Size no obstacle as ‘fun’ Jyske euro AT1 first sells out

Jyske Bank issued its first euro Additional Tier 1 (AT1) on 14 September, a EUR150m (DKK1.12bn) perpetual non-call 10 issue that attracted EUR775m of orders and was priced with the lowest coupon for a euro AT1 from the Nordic region, with its sub-benchmark size no hindrance, according to the issuer.


The Danish bank had previously issued AT1 only in Nordic markets, selling DKK500m and SEK1.25bn (DKK974m, EUR131m) issues, both perpetual non-call 5s, in 2016. In March, it sold a Eu300m 12 year non-call seven Tier 2 issue.

Merete Poller Novak, head of debt investor relations and capital markets funding at Jyske, said that following these trades, the bank had a need for duration. Whereas the preference in the Swedish krona market is for trades with a five year call date, the euro market has better depth at the longer end, she said, although even in euros such issuance is relatively rare.

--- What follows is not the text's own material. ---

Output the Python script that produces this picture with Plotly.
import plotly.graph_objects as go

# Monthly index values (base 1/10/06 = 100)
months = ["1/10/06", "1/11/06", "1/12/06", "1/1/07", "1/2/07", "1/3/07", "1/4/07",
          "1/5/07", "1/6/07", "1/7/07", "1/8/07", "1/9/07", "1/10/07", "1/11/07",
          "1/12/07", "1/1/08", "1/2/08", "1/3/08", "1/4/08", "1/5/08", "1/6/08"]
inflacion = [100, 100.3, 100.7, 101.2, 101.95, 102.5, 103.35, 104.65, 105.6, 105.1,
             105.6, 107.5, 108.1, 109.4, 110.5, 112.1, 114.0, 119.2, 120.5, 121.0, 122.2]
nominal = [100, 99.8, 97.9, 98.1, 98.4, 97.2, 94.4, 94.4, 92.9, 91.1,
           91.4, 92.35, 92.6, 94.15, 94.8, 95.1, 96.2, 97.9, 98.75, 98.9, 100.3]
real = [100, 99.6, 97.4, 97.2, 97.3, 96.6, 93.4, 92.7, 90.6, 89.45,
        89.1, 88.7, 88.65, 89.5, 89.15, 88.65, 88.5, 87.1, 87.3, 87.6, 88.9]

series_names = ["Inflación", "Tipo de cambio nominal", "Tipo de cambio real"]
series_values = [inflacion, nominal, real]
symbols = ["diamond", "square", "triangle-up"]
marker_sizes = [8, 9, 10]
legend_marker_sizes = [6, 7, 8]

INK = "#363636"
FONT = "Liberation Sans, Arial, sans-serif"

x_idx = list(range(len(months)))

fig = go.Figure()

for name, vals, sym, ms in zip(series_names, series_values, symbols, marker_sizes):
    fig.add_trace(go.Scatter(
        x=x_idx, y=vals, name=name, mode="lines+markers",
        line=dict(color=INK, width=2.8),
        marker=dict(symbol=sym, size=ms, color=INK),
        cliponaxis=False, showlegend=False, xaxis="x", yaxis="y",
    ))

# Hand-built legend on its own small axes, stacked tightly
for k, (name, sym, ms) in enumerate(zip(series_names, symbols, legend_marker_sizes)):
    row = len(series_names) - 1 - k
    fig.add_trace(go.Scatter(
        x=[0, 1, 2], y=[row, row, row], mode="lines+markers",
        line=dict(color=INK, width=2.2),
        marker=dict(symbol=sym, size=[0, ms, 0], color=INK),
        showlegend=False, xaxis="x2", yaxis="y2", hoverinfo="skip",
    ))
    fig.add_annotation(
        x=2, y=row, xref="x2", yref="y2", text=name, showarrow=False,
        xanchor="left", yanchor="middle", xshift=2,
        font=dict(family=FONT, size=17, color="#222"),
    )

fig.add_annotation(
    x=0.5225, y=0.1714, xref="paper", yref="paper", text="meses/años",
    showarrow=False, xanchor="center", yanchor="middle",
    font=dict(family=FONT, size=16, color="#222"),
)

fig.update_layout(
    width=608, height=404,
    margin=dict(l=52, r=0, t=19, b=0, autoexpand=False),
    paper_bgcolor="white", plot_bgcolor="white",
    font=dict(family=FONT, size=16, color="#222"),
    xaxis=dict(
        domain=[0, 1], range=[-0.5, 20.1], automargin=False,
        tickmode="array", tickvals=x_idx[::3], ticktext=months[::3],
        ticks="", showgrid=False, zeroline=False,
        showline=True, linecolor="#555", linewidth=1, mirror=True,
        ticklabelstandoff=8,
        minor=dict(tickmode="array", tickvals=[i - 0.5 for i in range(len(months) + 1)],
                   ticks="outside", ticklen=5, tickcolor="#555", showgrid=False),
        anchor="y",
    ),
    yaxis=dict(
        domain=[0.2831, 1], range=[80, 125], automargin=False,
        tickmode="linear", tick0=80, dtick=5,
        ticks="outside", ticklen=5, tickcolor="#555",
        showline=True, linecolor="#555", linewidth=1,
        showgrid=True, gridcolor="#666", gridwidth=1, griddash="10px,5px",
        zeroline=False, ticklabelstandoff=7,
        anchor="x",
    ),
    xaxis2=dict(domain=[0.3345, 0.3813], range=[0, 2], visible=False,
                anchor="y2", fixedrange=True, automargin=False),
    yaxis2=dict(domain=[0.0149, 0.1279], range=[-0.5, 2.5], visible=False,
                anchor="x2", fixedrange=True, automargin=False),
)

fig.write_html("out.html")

“The beauty of doing a euro trade from our perspective is the diversification provided,” she added, “as it should appeal to a broader variety of investors than a Danish krone or Swedish krona trade, and further underpin our capital market access for the long run — while also giving those that already know us and have lines in place the chance to buy Jyske in a product with a bit more ‘fun factor’.”

The mandate for a euro sub-benchmark perpetual non-call 10 AT1 was announced on 13 September, and the deal launched at 9:30 CET the following day with initial price thoughts of the 5.125% area. The book closed at over EUR800m and the deal was ultimately priced at 4.75%.

The coupon is the lowest for a euro-denominated AT1 from the Nordic region, and the same coupon as a perpetual non-call 12 AT1 for HSBC in June 2017. Novak added that there was no “small size discrimination” in terms of the price Jyske was able to achieve.

The final order book stood at EUR775m, including 130 investors.

The EUR150m transaction fills Jyske Bank’s current Pillar 1 and Pillar 2 AT1 allowance, and Novak said further euro-denominated capital transactions should not be expected from Jyske in the short to medium term.

Jyske went on to issue, on 23 November, what could well be its last senior unsecured benchmark, a EUR500m five year FRN. The deal came after the Danish FSA in October clarified its implementation of MREL, with senior debt issued before 1 January 2018 grandfathered as MREL-eligible until the end of 2021. Jyske now expects to begin replacing its old senior unsecured bonds with MREL-compliant senior non-preferred (SNP), most likely during the second half of next year.

“During 2019-2021 we expect to issue one euro benchmark SNP bond a year until all our MREL requirements have been fulfilled with SNP,” said Novak, with Jyske’s needs estimated at EUR2bn-EUR2.5bn.